There is a concept in lean manufacturing known as the Minimum Viable Product or MVP. The general idea here is that 80% of the value is in 20% of the work and that by building the leanest possible version of your idea you can test if there is value and this is something that people want.

The idea has been used to great success by businesses like Zappos that tested the idea of folks buying shoes online by taking photos of shoes in a local store, posting them online, and then buying and selling them at the same price. Fast forward and Zappos is a billion-dollar business.

 

The Minimum Viable Blog Post

So it occurred to me that in the last several years whilst running and growing my marketing agency, that I have not blogged as much as I would like.
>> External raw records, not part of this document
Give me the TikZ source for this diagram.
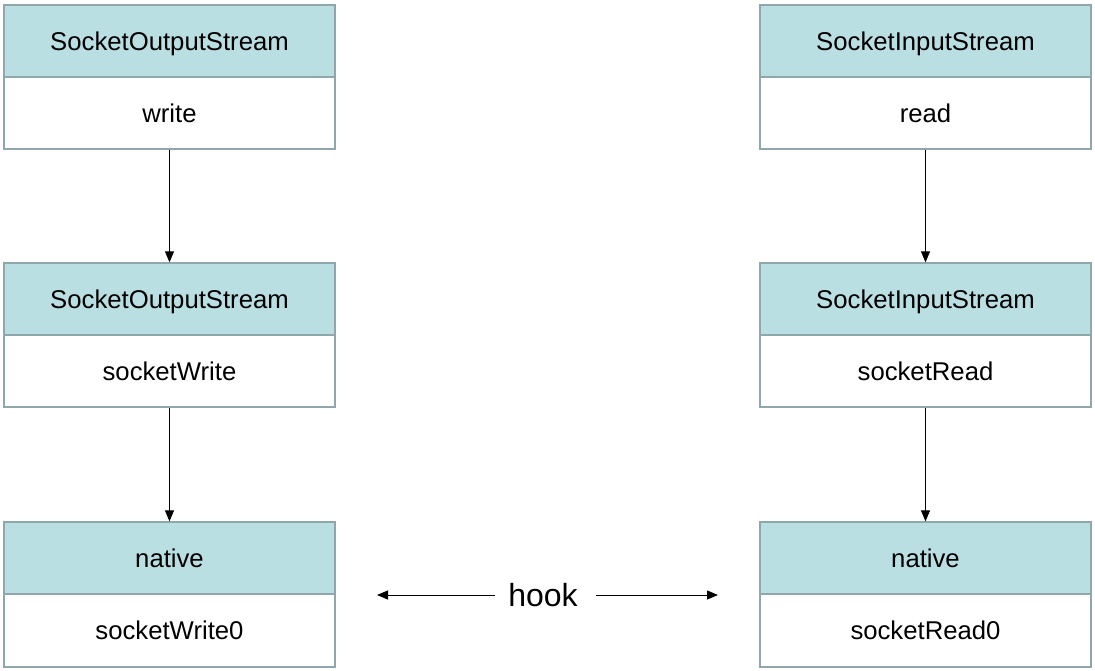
\documentclass[tikz,border=0pt]{standalone}
\usepackage{fontspec}
\setmainfont{Liberation Sans}
\usetikzlibrary{arrows.meta}
\definecolor{hdr}{HTML}{BADFE3}
\definecolor{bdr}{HTML}{8FA7AA}
\tikzset{
  hdrbox/.style={draw=bdr, line width=1.3pt, fill=hdr, minimum width=331pt, minimum height=72pt, inner sep=0pt, text height=18.4pt, text depth=0pt, font=\fontsize{25.7}{30}\selectfont},
  bodybox/.style={draw=bdr, line width=1.3pt, fill=white, minimum width=331pt, minimum height=72pt, inner sep=0pt, text height=18.4pt, text depth=0pt, font=\fontsize{25.7}{30}\selectfont},
  conn/.style={line width=0.9pt, -{Triangle[length=11pt,width=9pt]}}
}
\begin{document}
\begin{tikzpicture}[x=1pt,y=-1pt]
\useasboundingbox (0,0) rectangle (1095,671);
% left column
\node[bodybox] (lb1) at (169.5,113) {write};
\node[hdrbox] (lh1) at (169.5,41) {SocketOutputStream};
\node[bodybox] (lb2) at (169.5,371) {socketWrite};
\node[hdrbox] (lh2) at (169.5,299) {SocketOutputStream};
\node[bodybox,minimum height=73pt] (lb3) at (169.5,630.5) {socketWrite0};
\node[hdrbox] (lh3) at (169.5,558) {native};
% right column
\node[bodybox] (rb1) at (925.5,113) {read};
\node[hdrbox] (rh1) at (925.5,41) {SocketInputStream};
\node[bodybox] (rb2) at (925.5,371) {socketRead};
\node[hdrbox] (rh2) at (925.5,299) {SocketInputStream};
\node[bodybox,minimum height=73pt] (rb3) at (925.5,630.5) {socketRead0};
\node[hdrbox] (rh3) at (925.5,558) {native};
% connectors
\draw[conn] (lb1) -- (lh2);
\draw[conn] (lb2) -- (lh3);
\draw[conn] (rb1) -- (rh2);
\draw[conn] (rb2) -- (rh3);
% hook
\node[font=\fontsize{32}{38}\selectfont, inner sep=0pt, text height=23pt, text depth=0pt] (hook) at (543,595) {hook};
\coordinate (hl) at (377,595);
\coordinate (hr) at (718,595);
\draw[conn] (hook.west) ++(-13,0) coordinate (hls) -- (hl);
\draw[conn] (hook.east) ++(18,0) coordinate (hrs) -- (hr);
\end{tikzpicture}
\end{document}
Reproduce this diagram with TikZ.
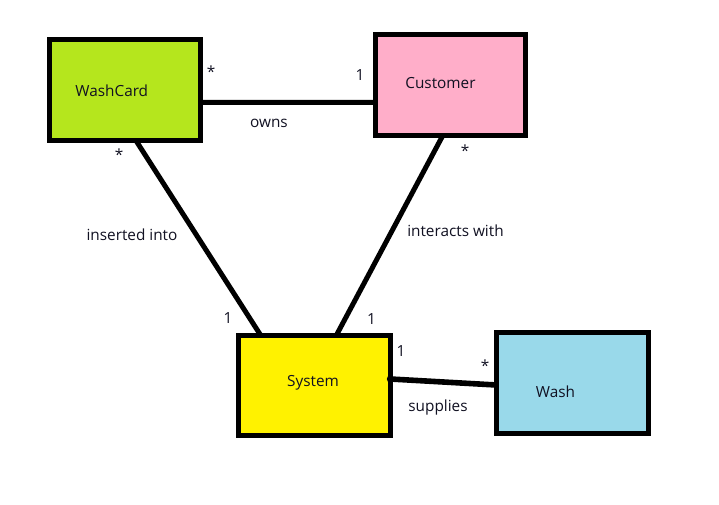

I have exposure to businesses of all shapes and sizes and am constantly working on strategy, teamwork, and productivity, along with all the various tactical platforms we specialise in here (SEO, PPC, Social & Content). As such, I have at least an opinion on many elements of business and marketing.

But I don’t have any spare time. A skim through the Bowler Hat blog made me realise just how little I had put out in the last few years beyond my Search Engine Land posts. Despite putting in a range of productivity hacks, finding the time to sit down and write a really well researched and fleshed out blog post tends to take a day at least and I just don’t have that time.

The ones I do for Search Engine Land can often take a couple of days and to squeeze one of them into a given month is absolutely all I can do. Looking in admin of our WordPress installation shows me over 100% unfinished drafts for posts I have started but never had the time/inclination to finish.

 

80% of the Value Lies in 20% of the Post

So this all brought me to wonder whether we can take the MVP thinking and apply that to a blog post? After all – 80% of the value likely lies in 20% of the writing. That is as true for most blog posts as it is for many of the marketing books that I read.

And, after all, just who has the time to read all those words? The idea should be that I create the smallest possible post that allows us to cycle through a build/measure/learn loop. The output should be as small as possible whilst still deliver value to our audience.

In my mind, this seems like a win/win: less time for me to write & less time for you to read. If I can deliver the same value or 80% of that value in a fraction of the time then everyone wins. Next up I am going to look at how to measure the results of this experiment with some sensible KPIs (of course in an 80/20 style).